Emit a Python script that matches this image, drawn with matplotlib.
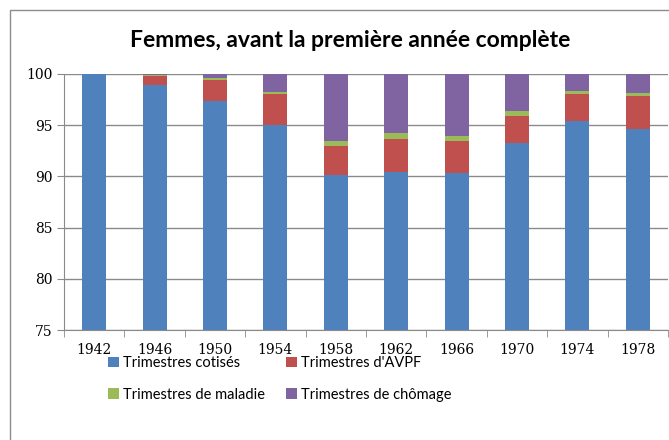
import numpy as np
import matplotlib
matplotlib.use("Agg")
import matplotlib.pyplot as plt
from matplotlib.patches import Rectangle

# data
years = ["1942", "1946", "1950", "1954", "1958", "1962", "1966", "1970", "1974", "1978"]
cotises = [100.0, 98.9, 97.4, 95.0, 90.1, 90.4, 90.3, 93.3, 95.4, 94.6]
avpf = [0.0, 0.9, 2.05, 3.0, 2.9, 3.25, 3.2, 2.6, 2.65, 3.2]
maladie = [0.0, 0.1, 0.15, 0.2, 0.5, 0.55, 0.45, 0.5, 0.25, 0.35]
chomage = [0.0, 0.1, 0.4, 1.8, 6.5, 5.8, 6.05, 3.6, 1.7, 1.85]
series_names = ["Trimestres cotisés", "Trimestres d'AVPF",
                "Trimestres de maladie", "Trimestres de chômage"]
colors = ["#4F81BD", "#C0504D", "#9BBB59", "#8064A2"]

fig = plt.figure(figsize=(6.69, 4.40), dpi=100)
ax = fig.add_axes([0.0957, 0.25, 0.9028, 0.582])

# outer chart border
fig.patches.append(Rectangle((10 / 669, -0.05), 1.0, 430 / 440 + 0.05,
                             transform=fig.transFigure, fill=False,
                             edgecolor="#8c8c8c", linewidth=1.0))

x = np.arange(len(years))
bottom = np.zeros(len(years))
handles = []
for vals, name, c in zip([cotises, avpf, maladie, chomage], series_names, colors):
    vals = np.array(vals)
    h = ax.bar(x, vals, width=0.4, bottom=bottom, color=c, label=name, zorder=2)
    handles.append(h)
    bottom += vals

ax.set_ylim(75, 100)
ax.set_xlim(-0.5, len(years) - 0.5)
ax.set_yticks(np.arange(75, 101, 5))
ax.yaxis.grid(True, color="#8a8a8a", linewidth=1.0, zorder=0)
ax.set_axisbelow(True)

ax.set_xticks(x)
ax.set_xticklabels(years)
ax.set_xticks(np.arange(-0.5, len(years)), minor=True)
ax.tick_params(axis="x", which="major", length=0, pad=9)
ax.tick_params(axis="x", which="minor", length=5, color="#8a8a8a")
ax.tick_params(axis="y", length=5, color="#8a8a8a", pad=3)
for lab in ax.get_xticklabels() + ax.get_yticklabels():
    lab.set_family("DejaVu Serif")
    lab.set_fontsize(10)

for s in ["top", "right"]:
    ax.spines[s].set_visible(False)
for s in ["left", "bottom"]:
    ax.spines[s].set_color("#8a8a8a")

fig.text(0.523, 0.908, "Femmes, avant la première année complète",
         ha="center", va="center", fontsize=16.5, fontweight="bold",
         family=["Lato", "DejaVu Sans"])

# legend filled column by column -> order so rows read like the reference
order = [0, 2, 1, 3]
fig.legend(handles=[handles[i] for i in order],
           labels=[series_names[i] for i in order], ncol=2, loc="center",
           bbox_to_anchor=(0.418, 0.139), frameon=False,
           prop={"family": ["Lato", "DejaVu Sans"], "size": 10.5},
           handlelength=0.75, handleheight=0.75, handletextpad=0.3,
           columnspacing=1.4, labelspacing=1.2)

fig.savefig("out.png", dpi=100)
________________________________________
Instructions to follow:
Give again exactly the lines running from the beginning of the material above through the line that contains "from matplotlib.patches import Rectangle", and leave out every picture.

Exercise output:
Emit a Python script that matches this image, drawn with matplotlib.
import numpy as np
import matplotlib
matplotlib.use("Agg")
import matplotlib.pyplot as plt
from matplotlib.patches import Rectangle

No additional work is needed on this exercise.